Over the the past decade, the School has turned its mission into practice by integrating sustainability-related learning outcomes for all undergraduate programmes and strengthening the progression of sustainability concepts between courses. This allows programme coordinators and lecturers to develop curricula in the knowledge that these learning goals must be met.
Sustainability days
Another important activity is the School’s compulsory sustainability days. The concept was introduced in 2013 and was implemented fully in all undergraduate programmes in 2016. It consists of three full days of focus on sustainability from various perspectives. The overall aim is to complement the sustainability content of courses by raising awareness and providing knowledge around three themes: challenges, responsibility, and solutions. During this time, students from different programmes meet and learn to work with, and respect, those from a variety of backgrounds.
At an international level, and in collaboration with Gothenburg’s Chalmers University of Technology, there is the School’s Environment for Development unit. With support from the Swedish International Development Cooperation Agency, the Environment for Development has trained PhDs from emerging markets in environmental economics for decades and helped build centres in more than 12 countries in the
Global South.
In the future, the unit’s plan is to co-teach master’s courses with students in several countries simultaneously. In a pilot course run at Chalmers this year, students in Asia, Africa and the US solved problems related to fairness in climate negotiations simultaneously. In a second step, students held discussions with real climate negotiators to develop their negotiating and leadership skills. A capability to work with leaders from other countries,
and understand the positions of other groups or countries, is key to addressing global environmental problems such as
climate change.
More specifically, while it is important to find effective solutions, it is also important to educate students about the income distributional effects of policy measures and their perceived fairness. These effects are vital determinants of political feasibility and aspects that must be considered carefully when policy instruments are selected and designed. The task is complex since policies need not only be feasible in Europe or the US, but globally.

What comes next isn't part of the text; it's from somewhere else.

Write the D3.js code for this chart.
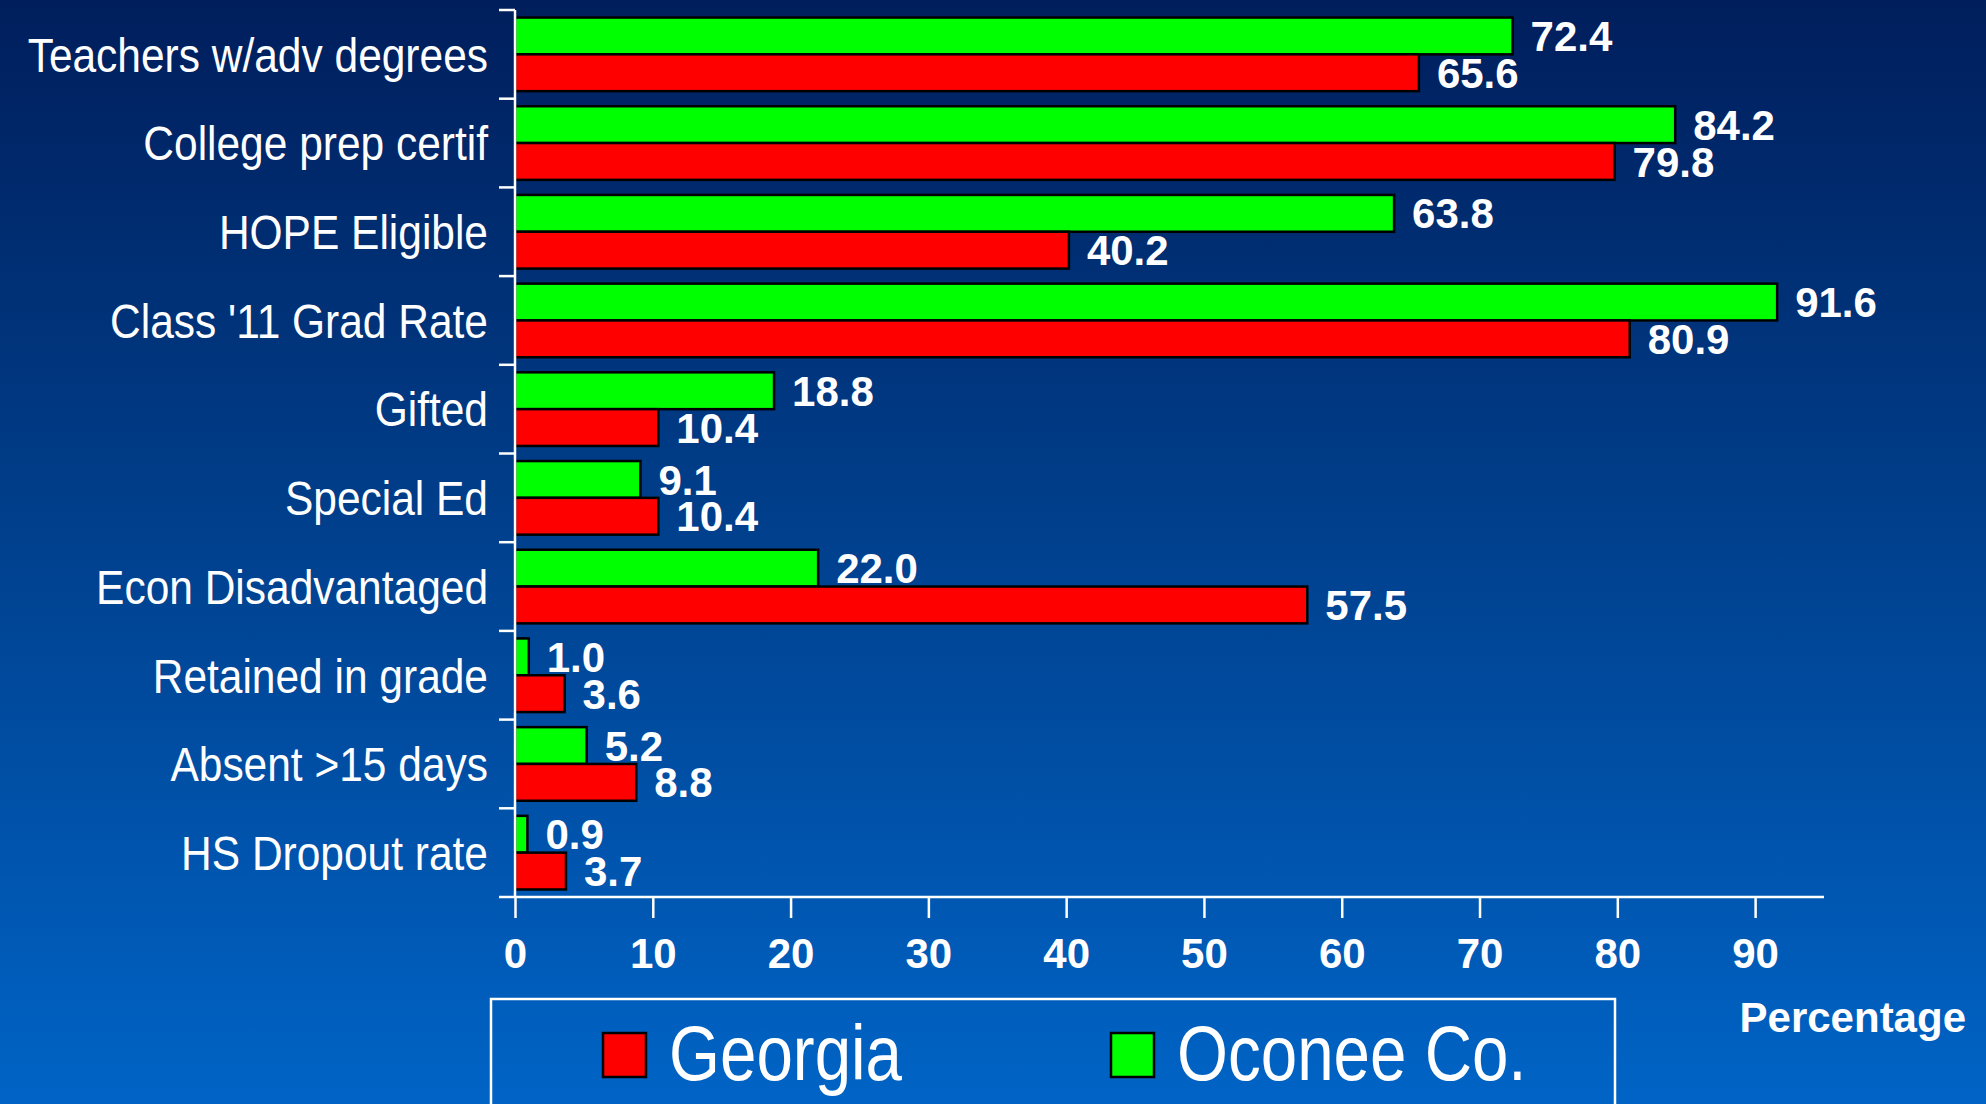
<!DOCTYPE html>
<html><head><meta charset="utf-8">
<script src="https://cdn.jsdelivr.net/npm/d3@7/dist/d3.min.js"></script>
<style>html,body{margin:0;padding:0;overflow:hidden;background:#00306e}</style>
</head><body>
<script>
const categories = ["Teachers w/adv degrees","College prep certif","HOPE Eligible","Class '11 Grad Rate","Gifted","Special Ed","Econ Disadvantaged","Retained in grade","Absent >15 days","HS Dropout rate"];
const oconee = [72.4, 84.2, 63.8, 91.6, 18.8, 9.1, 22.0, 1.0, 5.2, 0.9];
const georgia = [65.6, 79.8, 40.2, 80.9, 10.4, 10.4, 57.5, 3.6, 8.8, 3.7];
const seriesNames = ["Oconee Co.", "Georgia"];
const xTicks = [0,10,20,30,40,50,60,70,80,90];
const xMax = 95;

const W = 1986, H = 1104;
const sans = "'Liberation Sans',Arial,sans-serif";

const svg = d3.select("body").append("svg").attr("width", W).attr("height", H);
const defs = svg.append("defs");
const grad = defs.append("linearGradient").attr("id","bg").attr("x1",0).attr("y1",0).attr("x2",0).attr("y2",1);
grad.append("stop").attr("offset","0%").attr("stop-color","#001e5c");
grad.append("stop").attr("offset","40%").attr("stop-color","#003a84");
grad.append("stop").attr("offset","100%").attr("stop-color","#0064c6");
svg.append("rect").attr("width",W).attr("height",H).attr("fill","url(#bg)");

const x = d3.scaleLinear().domain([0, xMax]).range([515, 1824]);
const y = d3.scaleBand().domain(categories).range([10, 897]).paddingInner(0.17).paddingOuter(0.085);
const ySub = d3.scaleBand().domain(seriesNames).range([0, y.bandwidth()]);
const colors = {"Oconee Co.":"#00ff00","Georgia":"#ff0000"};

const rows = categories.map((c,i)=>({cat:c, vals:[{s:"Oconee Co.",v:oconee[i]},{s:"Georgia",v:georgia[i]}]}));

const g = svg.append("g");
const grp = g.selectAll("g.row").data(rows).join("g").attr("transform", d=>`translate(0,${y(d.cat)})`);
grp.selectAll("rect").data(d=>d.vals).join("rect")
  .attr("x", x(0)).attr("y", d=>ySub(d.s))
  .attr("width", d=>x(d.v)-x(0)).attr("height", ySub.bandwidth())
  .attr("fill", d=>colors[d.s]).attr("stroke","#000").attr("stroke-width",2.5);
grp.selectAll("text").data(d=>d.vals).join("text")
  .attr("x", d=>x(d.v)+18).attr("y", d=>ySub(d.s)+ySub.bandwidth()/2)
  .attr("dy","0.36em")
  .attr("fill","#fff").attr("font-family",sans).attr("font-weight","bold").attr("font-size",42)
  .text(d=>d.v.toFixed(1));

// category labels (condensed)
g.selectAll("text.cat").data(categories).join("text").attr("class","cat")
  .attr("transform", d=>`translate(488,${y(d)+y.bandwidth()/2}) scale(0.885,1)`)
  .attr("dy","0.36em").attr("text-anchor","end")
  .attr("fill","#fff").attr("font-family",sans).attr("font-size",48)
  .text(d=>d);

// y axis line and ticks at band boundaries
const step = y.step();
const y0 = y.range()[0], y1 = y.range()[1];
const bounds = d3.range(categories.length+1).map(i=>y0 + i*step);
g.append("line").attr("x1",x(0)).attr("x2",x(0)).attr("y1",y0).attr("y2",y1).attr("stroke","#fff").attr("stroke-width",2.5);
g.selectAll("line.yt").data(bounds).join("line").attr("class","yt")
  .attr("x1",x(0)-16).attr("x2",x(0)).attr("y1",d=>d).attr("y2",d=>d).attr("stroke","#fff").attr("stroke-width",2.5);

// x axis
const xAxis = d3.axisBottom(x).tickValues(xTicks).tickSize(21).tickPadding(20).tickFormat(d3.format("d"));
const xa = g.append("g").attr("transform",`translate(0,${y1})`).call(xAxis);
xa.select(".domain").remove();
xa.append("line").attr("x1",x(0)).attr("x2",x(xMax)).attr("y1",0).attr("y2",0).attr("stroke","#fff").attr("stroke-width",2.5);
xa.selectAll(".tick line").attr("stroke","#fff").attr("stroke-width",2.5);
xa.selectAll(".tick text").attr("fill","#fff").attr("font-family",sans).attr("font-weight","bold").attr("font-size",42);

svg.append("text").attr("x",1966).attr("y",1032).attr("text-anchor","end")
  .attr("fill","#fff").attr("font-family",sans).attr("font-weight","bold").attr("font-size",42).text("Percentage");

// legend
const lg = svg.append("g");
lg.append("rect").attr("x",491).attr("y",999).attr("width",1124).attr("height",140)
  .attr("fill","none").attr("stroke","#fff").attr("stroke-width",2.5);
const legendItems = [{s:"Georgia", x:603},{s:"Oconee Co.", x:1111}];
legendItems.forEach(it=>{
  lg.append("rect").attr("x",it.x).attr("y",1033).attr("width",43).attr("height",44)
    .attr("fill",colors[it.s]).attr("stroke","#000").attr("stroke-width",2.5);
  lg.append("text").attr("transform",`translate(${it.x+66},1080) scale(0.84,1)`).attr("fill","#fff")
    .attr("font-family",sans).attr("font-size",78).text(it.s);
});
</script>
</body></html>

There are ways that global environmental problems can be addressed. But the solution relies on there being leaders who are responsible, knowledgeable and understand the importance of, and are open to, collaboration with those who possess skills from other disciplines. Business Schools have a responsibility and an important role to play in the education of such leaders.
Thomas Sterner is Professor of Environmental Economics and Åsa Löfgren is an Associate Professor in the Department of Economics, part of the School of Business, Economics and Law at the University of Gothenburg.